The Dark Ages of 'Save As'
Imagine trying to co-author a novel with a dozen people, all using Microsoft Word. You email the file back and forth, creating versions like `novel_final_v2.doc`, `novel_final_v2_JasonsEdits.doc`, and `novel_FINAL_final_FOR_REAL_this_time.doc`. It’s chaos. Someone inevitably works on an old version, overwriting hours of progress. This was the reality for software developers for decades. Early version control systems like CVS and Subversion tried to solve this. They acted like a library with a single master copy of the code. To make a change, you had to “check out” a file, locking everyone else out until you were done. It was slow, rigid, and terrified developers of making experimental changes, because merging those changes back into the master copy was a high-stakes,
nerve-wracking event that could break everything.
A Kernel of an Idea
The breaking point came in 2005. Linus Torvalds, the famously pragmatic creator of the Linux operating system, was managing thousands of contributions from developers around the globe.

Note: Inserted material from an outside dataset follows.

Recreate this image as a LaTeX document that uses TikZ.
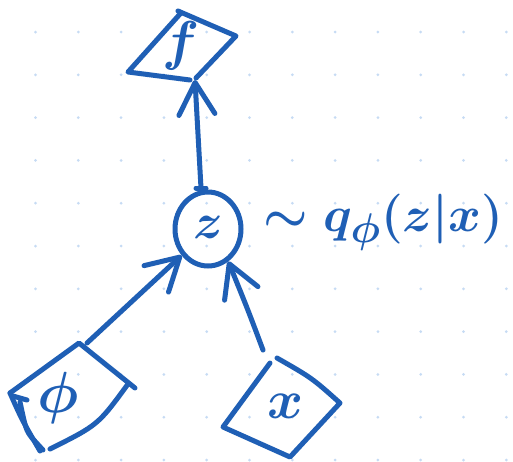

The existing tools were too slow and clumsy for a project of that scale. Frustrated, Torvalds did what he does best: he built his own solution in about two weeks. He called it Git (a British slang term for an unpleasant person, a nod to his own self-assessment). Git was designed with a completely different philosophy. Instead of one central server holding the master copy, Git is 'distributed.' Every developer gets a full copy of the entire project history on their own computer. This makes it incredibly fast, as most operations happen locally without needing to talk to a server. It also means you can work on a plane, in a coffee shop, or anywhere else—no connection required.
The Magic of Branching
The true genius of Git, however, is a concept called 'branching.' Think of the main project as the trunk of a tree. With older systems, adding a new feature was like trying to graft a new limb onto the trunk while the whole tree was shaking. It was risky. With Git, creating a 'branch' is trivially easy. It’s like creating a parallel universe where you can work on a new feature, fix a bug, or just experiment wildly, all without affecting the stable, main version of the code. If your experiment works, you can seamlessly 'merge' your branch back into the main trunk. If it fails, you just delete the branch. No harm done. This simple idea completely changed the psychology of programming. It made experimentation safe and cheap, unleashing a torrent of creativity and speed.
From a Tool to a Universe
Git itself was a powerful but cryptic command-line tool. The thing that brought it to the masses was GitHub, launched in 2008 (and later, competitors like GitLab and Bitbucket). GitHub took the raw power of Git and wrapped it in a user-friendly, web-based interface. Suddenly, Git wasn't just a version control system; it was a social network for developers. GitHub became the de facto hub for open-source projects, a portfolio for programmers, and a collaborative platform where teams could review code, track issues, and manage projects. It amplified Git's power by making it visible and collaborative, cementing its place as the industry standard.
The New Rules of Building
Today, knowing Git is as fundamental to being a developer as knowing how to type. Its influence is everywhere. The entire DevOps movement—which aims to shorten the development lifecycle—is built on the automation that Git's branching and merging enables. Practices like 'Continuous Integration and Continuous Deployment' (CI/CD), where code is automatically tested and deployed moments after it's written, are only possible because of the reliable, auditable history that Git provides. It allows massive, globally distributed teams at companies like Google, Microsoft, and Netflix to work on the same codebase simultaneously without stepping on each other's toes. In essence, Git provided the grammar and vocabulary for the language of modern software development.